HK: I like to think it’s pretty good. For instance, I was running a campaign before the summer tour where I told people that if they sent me their copies of Shell Shocked, I would sign them and send them back. All I wanted from them was a self-addressed stamped envelope, the book, and the postage. And I told them what the postage would be in every area of the globe. I got a Post Office box, and waited for the copies to come in.

And you can’t believe the stuff that I received. It’s been amazing: not only have I gotten hundreds and hundreds and hundreds of books to sign (which is great), but among all the great people out there, there are some that still just don’t get it. I had a guy send me a postal-card size envelope with $8 in stamps on it. I went back on to Facebook after a couple weeks and said, “Guys! I can’t buy your postage. I’m losing money on this. I’m trying to be a nice guy. But if it’s gonna cost me six dollars plus an envelope to send this shit out to you – when it’s Amazon discounted I see only $3 on each book – then I’m losing triple. What are you doing? Please!”

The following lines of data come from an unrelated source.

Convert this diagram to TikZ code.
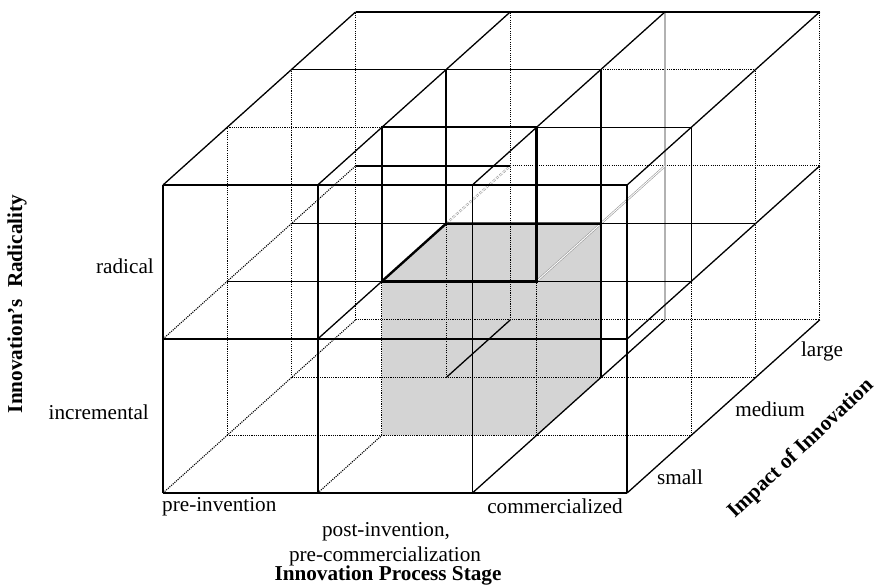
\documentclass[tikz,border=0pt]{standalone}
\usepackage{fontspec}
\setmainfont{Liberation Serif}
\begin{document}
\begin{tikzpicture}[x=1bp,y=-1bp,
  sl/.style={line width=1.3bp},
  sf/.style={line width=1.8bp},
  tk/.style={line width=2.4bp},
  dt/.style={line width=1.1bp,dash pattern=on 1.1bp off 1.1bp},
  gr/.style={draw=black!30,line width=1.6bp},
  gd/.style={draw=black!40,double=white,double distance=0.9bp,line width=0.6bp},
  gdd/.style={gd,dash pattern=on 3bp off 1.5bp},
  lab/.style={font=\fontsize{21.2bp}{25bp}\selectfont,inner sep=0pt},
  blab/.style={inner sep=0pt,font=\fontsize{21.2bp}{25bp}\selectfont\bfseries}]
\useasboundingbox (0,0) rectangle (878,585);
\foreach \i in {0,...,3}{\foreach \j in {0,1,2}{\foreach \k in {0,...,3}{
  \coordinate (p\i\j\k) at ({163+154.7*\i+64.2*\k},{493-154*\j-57.7*\k});}}}
% grey cube silhouette
\fill[black!17] (p101)--(p111)--(p112)--(p212)--(p202)--(p201)--cycle;
% hidden (dotted) lines
\draw[dt] (p001)--(p301) (p002)--(p302) (p003)--(p303);
\draw[dt] (p021)--(p121) (p222)--(p322) (p113)--(p313);
\draw[dt] (p001)--(p021) (p002)--(p022) (p003)--(p023);
\draw[dt] (p101)--(p111) (p201)--(p211) (p301)--(p311) (p102)--(p112);
\draw[dt] (p302)--(p322) (p103)--(p123) (p303)--(p323);
\draw[dt] (p000)--(p003) (p010)--(p013) (p100)--(p101);
% grey lines
\draw[gr] (p203)--(p223);
\draw[gd] (p211)--(p213);
\draw[gdd] (p112)--(p113);
% solid lines
\draw[sl] (p000)--(p300) (p020)--(p320) (p000)--(p020) (p300)--(p320);
\draw[sf] (p010)--(p310) (p100)--(p120) (p200)--(p220);
\draw[sl] (p011)--(p111) (p211)--(p311) (p221)--(p321);
\draw[sl] (p012)--(p112) (p212)--(p312) (p022)--(p222);
\draw[sl] (p013)--(p113) (p023)--(p323);
\draw[sl] (p311)--(p321) (p112)--(p122);
\draw[sf] (p202)--(p222);
\draw[sl] (p102)--(p103) (p110)--(p111);
\draw[sl] (p200)--(p203) (p300)--(p303) (p310)--(p313);
\draw[sl] (p020)--(p023) (p120)--(p123) (p220)--(p223) (p320)--(p323);
% thick highlighted edges
\draw[tk] (p111)--(p211)--(p221)--(p121)--cycle;
\draw[tk] (p111)--(p112)--(p212);
% labels
\node[lab,anchor=base east] (rad) at (154,273) {radical};
\node[lab,anchor=base east] (inc) at (149,419) {incremental};
\node[blab,rotate=90] (yax) at (17,304) {Innovation’s\hspace{0.3em} Radicality};
\node[lab,anchor=base west] (pre) at (162,511) {pre-invention};
\node[lab,anchor=base] (post) at (386,536.5) {post-invention,};
\node[lab,anchor=base] (prec) at (385,561.5) {pre-commercialization};
\node[blab,anchor=base] (xax) at (388,580) {Innovation Process Stage};
\node[lab,anchor=base] (com) at (555,513) {commercialized};
\node[lab,anchor=base] (sm) at (680,484) {small};
\node[lab,anchor=base] (med) at (770,416) {medium};
\node[lab,anchor=base] (lg) at (822,356) {large};
\node[blab,rotate=43.5] (zax) at (801,449) {Impact of Innovation};
\end{tikzpicture}
\end{document}
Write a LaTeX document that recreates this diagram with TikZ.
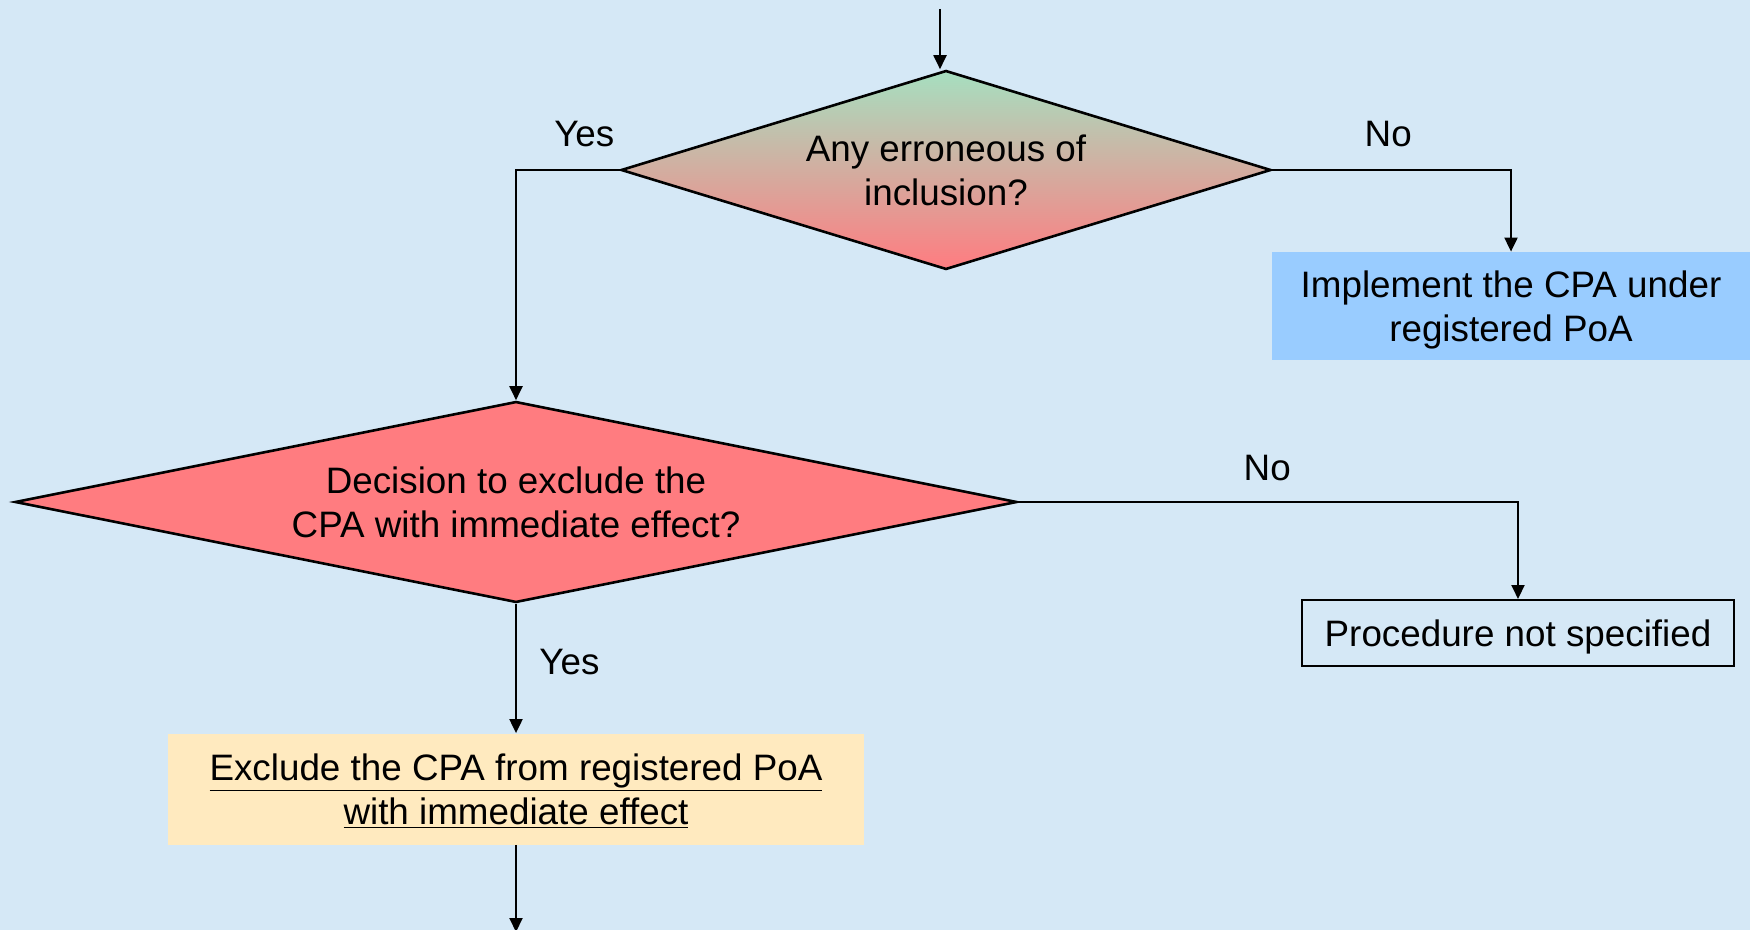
\documentclass[tikz,border=0pt]{standalone}
\usepackage{fontspec}
\setmainfont{Liberation Sans}
\usetikzlibrary{shapes.geometric, positioning, arrows.meta}
\definecolor{bgblue}{HTML}{D5E8F6}
\definecolor{decgreen}{HTML}{A6DFC0}
\definecolor{decred}{HTML}{FF7C80}
\definecolor{implblue}{HTML}{99CCFF}
\definecolor{exclyellow}{HTML}{FFEABF}
\tikzset{
  decision/.style={diamond, draw, line width=1.3pt, inner sep=0pt, align=center, text depth=0pt},
  stepbox/.style={rectangle, inner sep=0pt, align=center, text depth=0pt},
  lbl/.style={inner sep=0pt},
  arr/.style={line width=1pt, -{Triangle[length=7pt,width=6.5pt]}},
}
\begin{document}
\begin{tikzpicture}[x=0.5pt, y=-0.5pt, font=\fontsize{18.4pt}{22.3pt}\selectfont]
\fill[bgblue] (0,0) rectangle (1750,930);
\useasboundingbox (0,0) rectangle (1750,930);
%decisions
\node[decision, top color=decgreen, bottom color=decred, minimum width=325pt, minimum height=99.5pt, shape aspect=3.27] (err) at (946,170) {Any erroneous of\\inclusion?};
\node[decision, fill=decred, minimum width=501pt, minimum height=100.5pt, shape aspect=5] (excdec) at (516,502) {Decision to exclude the\\CPA with immediate effect?};
%boxes
\node[stepbox, fill=implblue, minimum width=239pt, minimum height=54pt] (impl) at (1511,306) {Implement the CPA under\\registered PoA};
\node[stepbox, draw, line width=1pt, minimum width=216pt, minimum height=33pt] (proc) at (1518,633) {Procedure not specified};
\node[stepbox, fill=exclyellow, minimum width=348pt, minimum height=55.5pt] (excl) at (516,789) {\underline{Exclude the CPA from registered PoA}\\\underline{with immediate effect}};
\coordinate (start) at (940,9);
\coordinate (end) at (516,932);
%connectors
\draw[arr] (start) -- (start |- err.north);
\draw[arr] (err.west) -| (excdec.north);
\draw[arr] (err.east) -| (impl.north);
\draw[arr] (excdec.east) -| (proc.north);
\draw[arr] (excdec.south) -- (excl.north);
\draw[arr] (excl.south) -- (end);
%labels
\node[lbl, above left=11.5pt and 2.5pt of err.west] (yes1) {Yes};
\node[lbl, above right=11.5pt and 46pt of err.east] (no1) {No};
\node[lbl, above right=10.5pt and 112.5pt of excdec.east] (no2) {No};
\node[lbl, below right=22.5pt and 11.5pt of excdec.south] (yes2) {Yes};
\end{tikzpicture}
\end{document}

So once I shut that happy little campaign down, I think the only interaction is going to be Facebook and Twitter for this guy.

BK: I saw that post in which you wrote, basically, “Don’t send me other stuff. If you don’t send correct postage, I’m keeping the book.”

HK: See, you got the joke, and you laughed. But if you saw the comments that followed, you know that many people didn’t.

BK: Right. So I commented, asking if it was okay to send eight dollars in loose pennies.

HK: Right! It was those four people who pissed me off, rather than the 106 “likes.” And when people ask me to sign it, “To the greatest guy I ever met, sorry you beat me playing pool in 1978,” I want to say, “I didn’t play pool with you in 1978 and I don’t know who you are.” Or, “To my best friend Jimmy.” You’ll be lucky if I don’t spell it with a “G” at that point.